23. The appellant submitted that the learned judge erred in failing to find that his arrest and confinement in Iran was unlawful and in contravention of the Vienna Convention on Diplomatic Immunity. The appellant was posted and deployed to Tehran as the Second Secretary at the Kenyan Embassy in Iran. A citizen of the sending state cannot invoke diplomatic immunity against his country; diplomatic immunity can only be invoked against the host/ receiving state. On the facts of this case, diplomatic immunity of the appellant cannot be invoked against the Kenya Government which is the country that sent the appellant to Iran. The appellant was never accredited to Kenya as a diplomat; subject to very limited exceptions, a citizen of a country cannot have diplomatic immunity in his own home state. Further, diplomatic immunity in a foreign country can be lifted by the sending state. In this matter, the evidence on record does not show that the arrest of the appellant within the Chancery of Kenya in Tehran was subject of complaint by Kenya as the sovereign country whose Chancery was violated, if at all. In our view, the appellant has no locus to complain about any violation of the Chancery of Kenya; the locus to complain rests with the sovereign Republic of Kenya. Based on the foregoing analysis, the appellant’s submission that the provisions of the Vienna Convention were violated has no merit.

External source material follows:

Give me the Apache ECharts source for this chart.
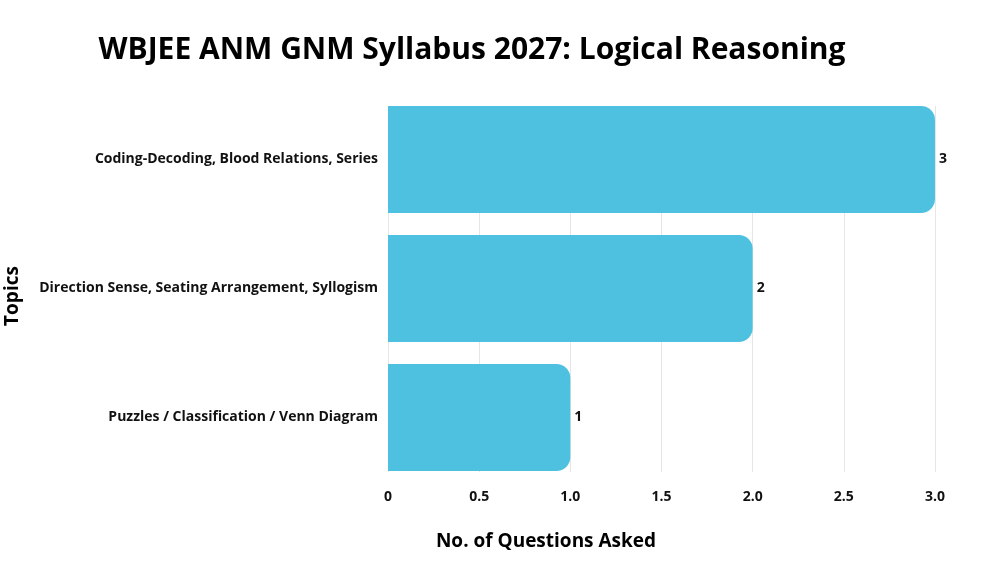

24. We note the respondent’s submission that judicial review is concerned with process and not merits of the decision. In our view, subject to Article 47 of theConstitutionand the provisions ofFair Administrative Action Act of 2015the remedy of judicial review is concerned with reviewing not the merits of the decision in respect of which the application for judicial review is made, but the decision making process itself. (See also Republic -V- Secretary ofState for education and Scienceex parte Avon County Council (1991) 1 All ER. 283 285).

25. As regards the right to be heard and violation of the rules of natural justice, we have re-examined the record and are satisfied that the appellant was given the opportunity to respond to all allegations of misconduct made against him. The appellant exercised his right to be heard by writing numerous letters and memos filed on record in regard to the allegation.

26. In this matter, we have re-evaluated the evidence on record and come to the determination that the appellant neither joined the Public Service Commission as a party nor sought an order to quash the decision made by the Commission to dismiss him from service. We have also made a finding that the appellant was neither employed nor dismissed by the Permanent Secretary for the Ministry of Foreign Affairs but by the Public Service Commission. The letter dated 16th May 2007 was not the letter that dismissed the appellant from public service and we find that there is no decision in the letter that can be quashed. Based on these findings, we conclude that the trial court did not err in declining to grant the orders of certiorari and mandamus as prayed for by the appellant. The upshot is that this appeal has no merit and is hereby dismissed with costs.

Dated and delivered at Nairobi this 22ndday of April, 2016

M. K. KOOME

………………………..

JUDGE OF APPEAL

G.B.M KARIUKI

……………………..

JUDGE OF APPEAL

J. OTIENO-ODEK

………....……….…..

JUDGE OF APPEAL

I certify that this is a true copy of the original.